National Gallery director Marc Mayer is making me very nervous about the future of Ottawa’s museum. He’s recently launched a blog, and it’s full of rambling nonsense.
Today, artistic debates are rare within the field because in our post-academic, post-movement, post-ism, and increasingly post-critical art world, controversy has balkanised into smithereens. In an age when originality is the one golden rule, debate is usually a private matter between artists whose differences are aired at dinner parties behind each others backs. They can be interesting, but such disagreements are almost always beside the point.
Artists are so independent of each other now that large collective controversies may never again flower among them. It is just too hard to start a good argument in a culture where invention has eclipsed convention, where orthodoxy celebrates the unorthodox, where ideas overshadow skill, and where sense, reference and subject matter are all optional. This is not to say that controversies have disappeared from art altogether, only that they have become very, very small.
Let’s get this straight: artistic debates are rare because artistic communities no longer exist and we’re now beyond criticism because innovation is more important.

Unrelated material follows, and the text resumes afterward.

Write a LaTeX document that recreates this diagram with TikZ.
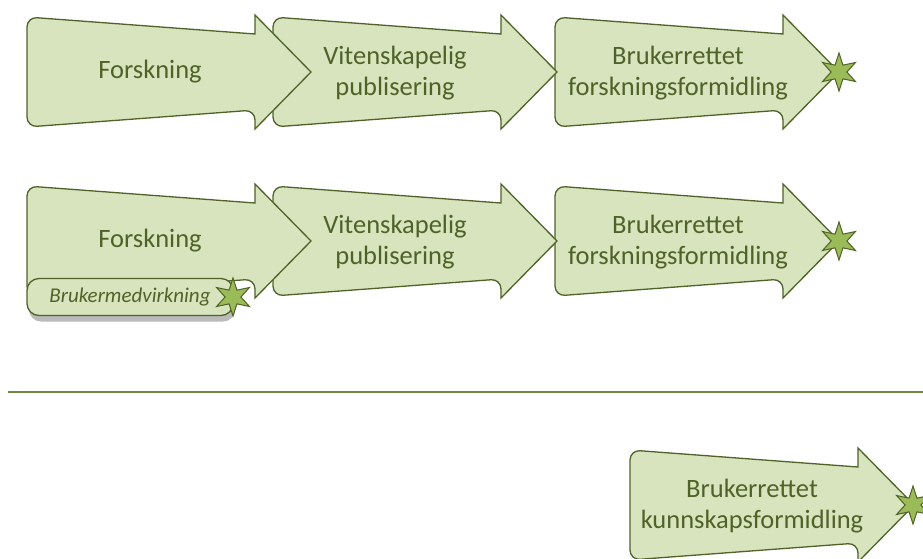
\documentclass[tikz,border=0pt]{standalone}
\usepackage{fontspec}
\setmainfont{Carlito}
\usetikzlibrary{shapes.geometric,shadows}

\definecolor{pilfyll}{HTML}{D7E4BD}
\definecolor{pilkant}{HTML}{4F6228}
\definecolor{stjernefyll}{HTML}{9BBB59}
\definecolor{skillelinje}{HTML}{6F8A3E}

\tikzset{
  pil/.style={draw=pilkant, fill=pilfyll, line width=1.3pt, line join=miter},
  piltekst/.style={text=pilkant, align=center, font=\fontsize{26.5}{31}\selectfont},
  stjerne/.style={star, star points=6, star point ratio=2.4, minimum size=38pt,
    inner sep=0pt, draw=pilkant, fill=stjernefyll, line width=1pt},
  medvirk/.style={draw=pilkant, fill=pilfyll, line width=1.3pt, rounded corners=12pt,
    minimum width=206pt, minimum height=37pt, inner sep=0pt,
    text=pilkant, font=\fontsize{21}{24}\selectfont\itshape,
    drop shadow={shadow xshift=2pt, shadow yshift=-6pt, opacity=0.45, fill=black!60}}
}

% #1 = venstre kant, #2 = midtlinje
\newcommand{\stegpil}[2]{%
  \draw[pil] (#1,#2) [rounded corners=10pt] -- (#1,#2+55) -- (#1+228,#2+38)
    [sharp corners] -- (#1+228,#2+57) -- (#1+284,#2) -- (#1+228,#2-57)
    -- (#1+228,#2-38) [rounded corners=10pt] -- (#1,#2-55) -- cycle;
}

\begin{document}
\begin{tikzpicture}[x=1pt, y=-1pt]
  \clip (0,0) rectangle (923,558);

  % Rad 1
  \stegpil{555}{72}
  \stegpil{273}{72}
  \stegpil{27}{72}
  \node[piltekst] (forsk1) at (150,72) {Forskning};
  \node[piltekst] (publ1) at (395,73) {Vitenskapelig\\publisering};
  \node[piltekst] (formid1) at (678,73) {Brukerrettet\\forskningsformidling};
  \node[stjerne] (stj1) at (839,72) {};

  % Rad 2
  \stegpil{555}{241}
  \stegpil{273}{241}
  \stegpil{27}{241}
  \node[piltekst] (forsk2) at (150,241) {Forskning};
  \node[piltekst] (publ2) at (395,242) {Vitenskapelig\\publisering};
  \node[piltekst] (formid2) at (678,242) {Brukerrettet\\forskningsformidling};
  \node[stjerne] (stj2) at (839,241) {};
  \node[medvirk] (medv) at (130,297) {Brukermedvirkning};
  \node[stjerne] (stjmedv) at (233,297) {};

  % Skillelinje
  \draw[skillelinje, line width=2.5pt] (8,392) -- (923,392);

  % Nederst
  \stegpil{630}{505}
  \node[piltekst] (kunnsk) at (752,506) {Brukerrettet\\kunnskapsformidling};
  \node[stjerne] (stj3) at (913,505) {};
\end{tikzpicture}
\end{document}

I don’t live in Canada any more, but unless something drastic has changed in the last month, I don’t see how these comments have any bearing on reality. The internet is rife with debate amongst artists, and he’d know that if he either visited an artist run blog, or enabled comments on his own. Also, the idea that originality is the only attribute of any relevance to the community is outdated at best. Today, ideas spread so quickly, their repetition is a given. Innovation is not an equivalent to relevance and cultural value, and since we’re past the age of Modernism, most of us know this.
Mayer then proceeds to discuss a long list of artist spats and controversial works, complete with inane suppositions such as “If it is true that art and pornography are diametrical opposites, and that has been the consensus for centuries, does art that takes the form of pornography lose its status as art?” Later he concludes that the merit of the work sparking large controversies “didn’t matter” because the debate eclipsed the art.
I suspect at least some of the ideas in this post were prompted by Mayer’s appearance earlier this year on the CBC’s The National, where he explained that the museum itself is concerned only with quality. The director caught a lot of flack for declaring the museum “blind to color” — apparently they see only “excellence”.
Mayer’s lucky it’s August because the laundry list of problematic statements made in his post could avoid widespread controversy because fewer people are around to care. If The National Gallery is wise it will use this post and other recent blunders to begin a search for a new director. Mayer represents the country, and if his blog is any indication, he’ll do nothing but embarrass us all.